An interesting (common) feature in most examples found in this paper is that comparisons are made between ABC using the (truly) sufficient statistic and ABC based on the pairwise score function, which essentially relies on the very same statistics. So the difference, when there is a difference, pertains to the choice of a different combination of the summary statistics or, somehow equivalently to the choice of a different distance function. One of the examples starts from our MA(2) toy-example in the 2012 survey in Statistics and Computing. The composite likelihood is then based on the consecutive triplet marginal densities. As shown by the picture below, the composite version improves to some extent upon the original ABC solution using three autocorrelations.

A suggestion I would have about a refinement of the proposed method deals with the distance utilised in the paper, namely the sum of the absolute differences between the statistics. Indeed, this sum is not scaled at all, neither for regular ABC nor for composite ABC, while the composite likelihood perspective provides in addition to the score a natural metric through the matrix A(θ) [defined on page 12]. So I would suggest comparing the performances of the methods using instead this rescaling since, in my opinion and in contrast with a remark on page 13, it is relevant in some (many?) settings where the amount of information brought by the composite model widely varies from one parameter to the next.

## JSM2014, Boston

Posted in pictures, Statistics, Travel, University life with tags , , , , , , , on December 3, 2013 by xi'an

I submitted my abstract for JSM2014, just in time! Thanks to Veronika Rockova, now at The Wharton School, for organising this IMS session on Advances in Model Selection (Wednesday, 8/6/2014, 8:30)!

 itle: Automated variable selection for ABC algorithms Abstract: We discuss here recent advances made in the selection of summaries for approximate Bayesian computation (ABC). In particular, we emphasize the appeal of using machine learning tools such as random forests to build in an automated version summary statistics of a minimum dimension. Conditional to sufficient progress being made in this direction, we will also discuss why and how ABC methods have to be adapted when analyzing large molecular datasets and will present some progress concerning Single Nucleotide Polymorphism (SNP) data. Key words: Bayesian computation, ABC, SNP, model selection

## Au Luxembourg

Posted in pictures, Statistics, Travel, University life with tags , , , , , , on December 3, 2013 by xi'an

In a “crazy travelling week” (dixit my daughter), I gave a talk at an IYS 2013 conference organised by Stephen Senn (formerly at Glasgow) and colleagues in the city of Luxembourg, Grand Duché du Luxembourg. I enjoyed very much the morning train trip there as it was a misty morning, with the sun rising over the frosted-white countryside. (I cannot say much about the city of Luxembourg itself though as I only walked the kilometre from the station to the conference hotel and the same way back. There was a huge gap on the plateau due to a river in the middle, which would have been a nice place to run, I presume…)

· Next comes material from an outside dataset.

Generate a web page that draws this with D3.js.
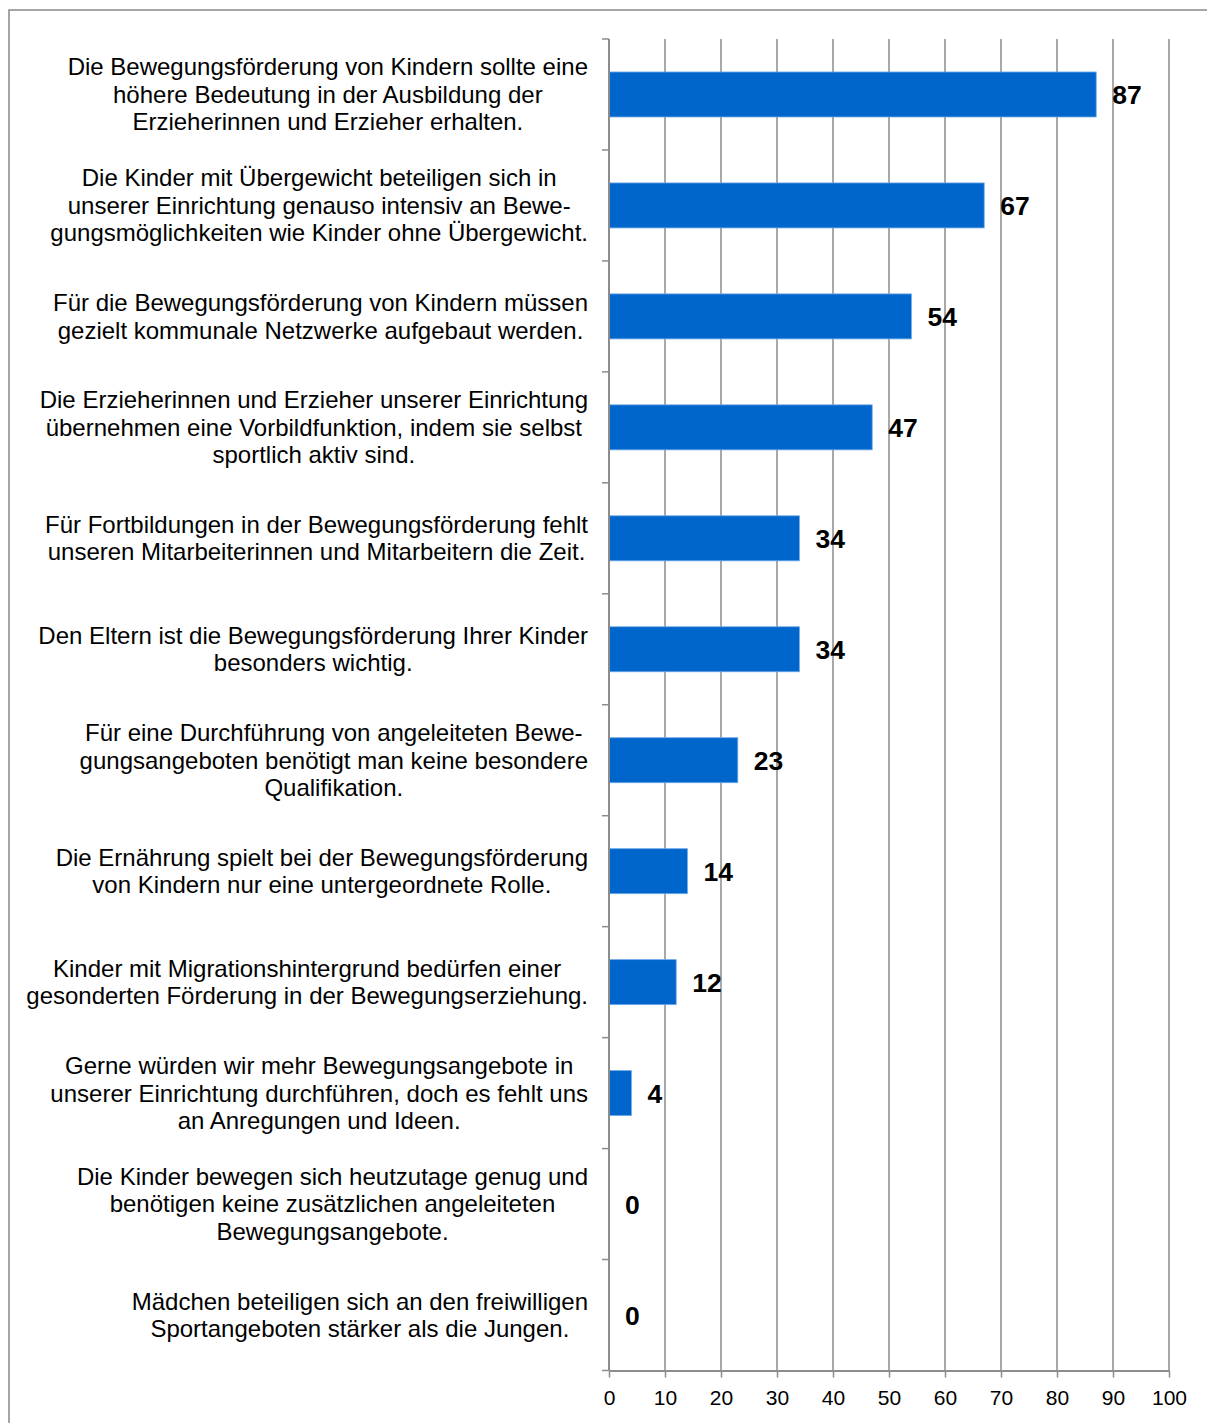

One of the few talks I attended there was about an econometric model with instrumental variables. In general, and this dates back to my student’s years at ENSAE, I do not get the motivation for the distinction between endogenous and exogenous in econometrics models. Especially in non-parametric models as, if we do not want to make parametric assumptions, we have difficulties in making instead correlation hypotheses… My bent would be to parametrise everything under the suspicion of this everything being correlated with everything. The instrumental variables econometricians seem so fond of appear to me like magical beings, since we have to know they are instrumental. And because they seem to allow to always come back to a linear setting, by eliminating the non-linear parts. Sounds like a “more for less” free-lunch deal. (Any pointer would be appreciated.) The speaker there actually acknowledged (verbatim) that they are indeed magical and that they cannot be justified by mathematics or statistics. A voodoo part of econometrics then?!

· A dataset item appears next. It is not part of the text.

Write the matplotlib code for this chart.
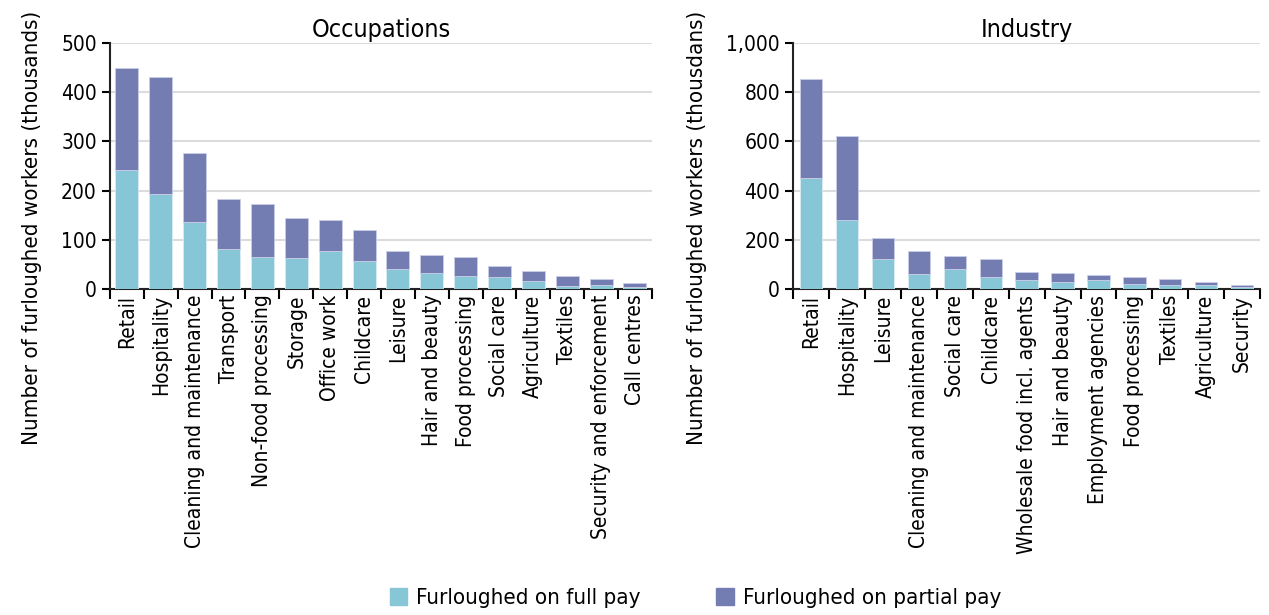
import matplotlib
matplotlib.use('Agg')
import matplotlib.pyplot as plt
from matplotlib.ticker import FuncFormatter, MultipleLocator
from matplotlib.patches import Patch
import numpy as np

plt.rcParams['font.family'] = ['DejaVu Sans']
plt.rcParams['font.stretch'] = 'condensed'

# Occupations (thousands)
occ_labels = ['Retail', 'Hospitality', 'Cleaning and maintenance', 'Transport',
              'Non-food processing', 'Storage', 'Office work', 'Childcare', 'Leisure',
              'Hair and beauty', 'Food processing', 'Social care', 'Agriculture',
              'Textiles', 'Security and enforcement', 'Call centres']
occ_full = [242, 194, 137, 81, 65, 64, 77, 58, 41, 33, 26, 25, 16, 7, 9, 5]
occ_total = [450, 431, 277, 184, 172, 145, 141, 121, 77, 70, 66, 46, 37, 26, 21, 12]

# Industry (thousands)
ind_labels = ['Retail', 'Hospitality', 'Leisure', 'Cleaning and maintenance',
              'Social care', 'Childcare', 'Wholesale food incl. agents', 'Hair and beauty',
              'Employment agencies', 'Food processing', 'Textiles', 'Agriculture', 'Security']
ind_full = [453, 282, 121, 61, 83, 49, 35, 27, 35, 19, 15, 15, 7]
ind_total = [852, 623, 207, 153, 133, 123, 70, 66, 58, 49, 41, 30, 15]

FULL_COLOR = '#86c6d6'
PART_COLOR = '#737db1'


def draw_panel(ax, labels, full, total, width, ymax, step, title, ylabel):
    x = np.arange(len(labels))
    partial = np.array(total) - np.array(full)
    ax.bar(x, full, width=width, color=FULL_COLOR, edgecolor='#d8eef3', linewidth=0.6, zorder=3)
    ax.bar(x, partial, bottom=full, width=width, color=PART_COLOR, edgecolor='#c9cde6',
           linewidth=0.6, zorder=3)
    ax.set_xlim(-0.5, len(labels) - 0.5)
    ax.set_ylim(0, ymax)
    ax.yaxis.set_major_locator(MultipleLocator(step))
    ax.yaxis.set_major_formatter(FuncFormatter(lambda v, p: f'{int(v):,}'))
    ax.yaxis.grid(True, color='#dcdcdc', linewidth=1.5, zorder=0)
    ax.set_axisbelow(True)
    ax.set_xticks(x)
    ax.set_xticklabels(labels, rotation=90, fontsize=15)
    ax.tick_params(axis='x', which='major', length=0, pad=4)
    ax.set_xticks(np.arange(len(labels) + 1) - 0.5, minor=True)
    ax.tick_params(axis='x', which='minor', length=7, width=1.5, direction='out')
    ax.tick_params(axis='y', labelsize=15, length=6, width=1.5)
    for s in ['top', 'right']:
        ax.spines[s].set_visible(False)
    for s in ['left', 'bottom']:
        ax.spines[s].set_linewidth(1.5)
        ax.spines[s].set_color('#222222')
    ax.set_title(title, fontsize=18, pad=4)
    ax.set_ylabel(ylabel, fontsize=16, labelpad=14, y=0.25)


fig = plt.figure(figsize=(12.69, 6.15), dpi=100)
ax1 = fig.add_axes([0.0867, 0.530, 0.427, 0.400])
ax2 = fig.add_axes([0.625, 0.530, 0.368, 0.400])

draw_panel(ax1, occ_labels, occ_full, occ_total, 0.68, 500, 100, 'Occupations',
           'Number of furloughed workers (thousands)')
draw_panel(ax2, ind_labels, ind_full, ind_total, 0.62, 1000, 200, 'Industry',
           'Number of furloughed workers (thousdans)')

handles = [Patch(color=FULL_COLOR, label='Furloughed on full pay'),
           Patch(color=PART_COLOR, label='Furloughed on partial pay')]
fig.legend(handles=handles, loc='center', bbox_to_anchor=(0.548, 0.028), ncol=2,
           frameon=False, fontsize=16, handlelength=0.8, handleheight=0.8,
           handletextpad=0.4, columnspacing=3.4)

fig.savefig('out.png', dpi=100, facecolor='white')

A second talk that left me perplexed was about a generalised finite mixture model. The model sounded like a mixture along time of individuals, ie a sort of clustering of longitudinal data. It looked like it should be easier to estimate than usual mixtures of regressions because an individual contributed to the same regression line for all the times when it was observed. The talk was uninspiring as it missed connections to EM and to Bayesian solutions, focussing instead on a gradient method that sounded inappropriate for a multimodal likelihood. (Funny enough, the choice in the number of regressions was done by BIC.)

## Maximum likelihood vs. likelihood-free quantum system identification in the atom maser

Posted in Books, Statistics, University life with tags , , , , , , on December 2, 2013 by xi'an

This paper (arXived a few days ago) compares maximum likelihood with different ABC approximations in a quantum physic setting and for an atom maser modelling that essentially bears down to a hidden Markov model. (I mostly blanked out of the physics explanations so cannot say I understand the model at all.) While the authors (from the University of Nottingham, hence Robin’s statue above…) do not consider the recent corpus of work by Ajay Jasra and coauthors (some of which was discussed on the ‘Og), they get interesting findings for an equally interesting model. First, when comparing the Fisher informations on the sole parameter of the model, the “Rabi angle” φ, for two different sets of statistics, one gets to zero at a certain value of the parameter, while the (fully informative) other is maximum (Figure 6). This is quite intriguing, esp. give the shape of the information in the former case, which reminds me of (my) inverse normal distributions. Second, the authors compare different collections of summary statistics in terms of ABC distributions against the likelihood function. While most bring much more uncertainty in the analysis, the whole collection recovers the range and shape of the likelihood function, which is nice. Third, they also use a kolmogorov-Smirnov distance to run their ABC, which is enticing, except that I cannot fathom from the paper when one would have enough of a sample (conditional on a parameter value) to rely on what is essentially an estimate of the sampling distribution. This seems to contradict the fact that they only use seven summary statistics. Or it may be that the “statistic” of waiting times happens to be a vector, in which case a Kolmogorov-Smirnov distance can indeed be adopted for the distance… The fact that the grouped seven-dimensional summary statistic provides the best ABC fit is somewhat of a surprise when considering the problem enjoys a single parameter.

“However, in practice, it is often difficult to find an s(.) which is sufficient.”

Just a point that irks me in most ABC papers is to find quotes like the above, since in most models, it is easy to show that there cannot be a non-trivial sufficient statistic! As soon as one leaves the exponential family cocoon, one is doomed in this respect!!!